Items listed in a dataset
━━━

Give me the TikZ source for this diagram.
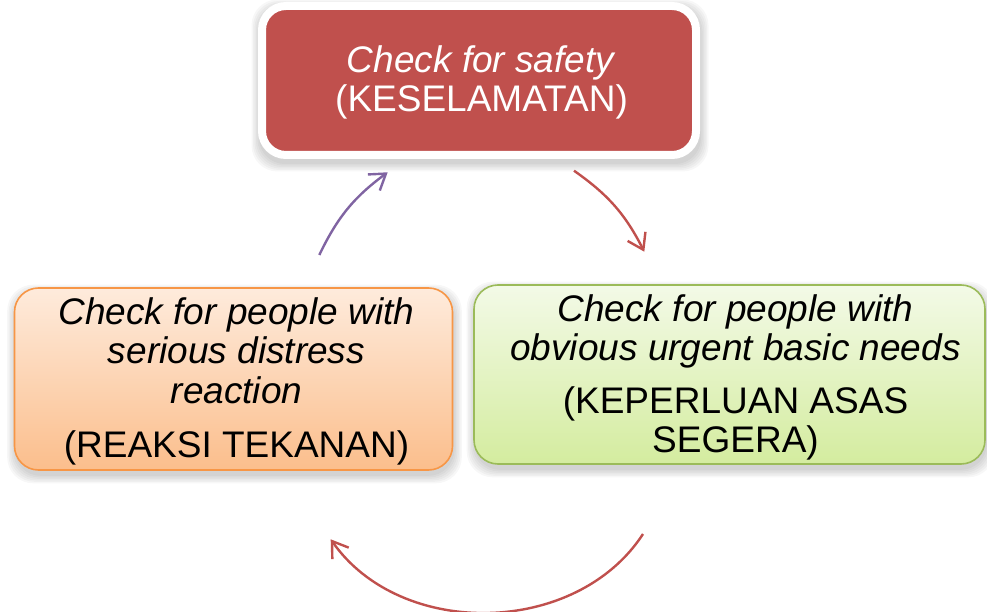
\documentclass[tikz,border=0pt]{standalone}
\usepackage{fontspec}
\setmainfont{Liberation Sans}
\usetikzlibrary{arrows.meta,calc,backgrounds}
\definecolor{boxred}{HTML}{C0504D}
\definecolor{arrowred}{HTML}{C0504D}
\definecolor{purplearr}{HTML}{8064A2}
\definecolor{orangeline}{HTML}{F79646}
\definecolor{orangetop}{HTML}{FEEBDC}
\definecolor{orangebot}{HTML}{FBBE8C}
\definecolor{greenline}{HTML}{9BBB59}
\definecolor{greentop}{HTML}{F3FAE7}
\definecolor{greenbot}{HTML}{D4EC9F}
\begin{document}
\begin{tikzpicture}[x=1pt,y=1pt,
  boxtext/.style={align=center, font=\fontsize{37}{39.5}\selectfont, inner sep=0pt},
  cyclebox/.style={rounded corners=24pt, line width=1.6pt, boxtext},
  cyclearrow/.style={line width=2.4pt, -{Straight Barb[length=15pt,width=20pt,line width=2.4pt]}},
]
\useasboundingbox (0,0) rectangle (987,611);

\node[cyclebox, draw=white, line width=8pt, fill=boxred, text=white,
      minimum width=434pt, minimum height=149pt] (safety) at (479,530.5)
  {\rule{0pt}{31pt}\hspace*{5pt}\textit{Check for safety}\\\hspace*{5pt}(KESELAMATAN)};

\node[cyclebox, draw=orangeline, top color=orangetop, bottom color=orangebot,
      minimum width=438pt, minimum height=182pt] (distress) at (233.5,232)
  {\rule{0pt}{32pt}\hspace*{6pt}\textit{Check for people with}\\\hspace*{6pt}\textit{serious distress}\\\hspace*{6pt}\textit{reaction}\\[15pt]\hspace*{6pt}(REAKSI TEKANAN)};

\node[cyclebox, draw=greenline, top color=greentop, bottom color=greenbot,
      minimum width=511pt, minimum height=179pt] (needs) at (729.5,236.5)
  {\rule{0pt}{33pt}\hspace*{12pt}\textit{Check for people with}\\\hspace*{12pt}\textit{obvious urgent basic needs}\\[13pt]\hspace*{12pt}(KEPERLUAN ASAS\\\hspace*{12pt}SEGERA)};

\begin{scope}[on background layer]
\foreach \n in {safety, distress, needs} {
  \foreach \e in {0,1.5,...,7.5} {
    \fill[black, opacity=0.03, rounded corners=26pt]
      ($(\n.south west)+(-\e+1,-\e-5)$) rectangle ($(\n.north east)+(\e+1,\e-5)$);
  }
}
\end{scope}

\coordinate (p1) at (319.3,356);
\coordinate (p2) at (387.7,438.7);
\coordinate (r1) at (574,440.3);
\coordinate (r2) at (644.3,359.3);
\coordinate (b1) at (643,77);
\coordinate (b2) at (330.7,71.7);

\draw[cyclearrow, purplearr] (p1) to[bend left=14] (p2);
\draw[cyclearrow, arrowred] (r1) to[bend left=14] (r2);
\draw[cyclearrow, arrowred] (b1) to[bend left=56] (b2);
\end{tikzpicture}
\end{document}
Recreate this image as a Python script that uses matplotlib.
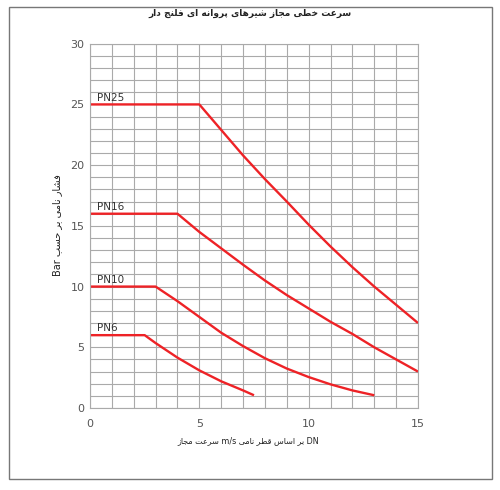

━━━

_What is being asked:_ Beginning with the first line of the records above, extract each line exactly through the line that holds "(0,0) rectangle (987,611);", both ends included. Omit pictures.

_Correct result:_
Give me the TikZ source for this diagram.
\documentclass[tikz,border=0pt]{standalone}
\usepackage{fontspec}
\setmainfont{Liberation Sans}
\usetikzlibrary{arrows.meta,calc,backgrounds}
\definecolor{boxred}{HTML}{C0504D}
\definecolor{arrowred}{HTML}{C0504D}
\definecolor{purplearr}{HTML}{8064A2}
\definecolor{orangeline}{HTML}{F79646}
\definecolor{orangetop}{HTML}{FEEBDC}
\definecolor{orangebot}{HTML}{FBBE8C}
\definecolor{greenline}{HTML}{9BBB59}
\definecolor{greentop}{HTML}{F3FAE7}
\definecolor{greenbot}{HTML}{D4EC9F}
\begin{document}
\begin{tikzpicture}[x=1pt,y=1pt,
  boxtext/.style={align=center, font=\fontsize{37}{39.5}\selectfont, inner sep=0pt},
  cyclebox/.style={rounded corners=24pt, line width=1.6pt, boxtext},
  cyclearrow/.style={line width=2.4pt, -{Straight Barb[length=15pt,width=20pt,line width=2.4pt]}},
]
\useasboundingbox (0,0) rectangle (987,611);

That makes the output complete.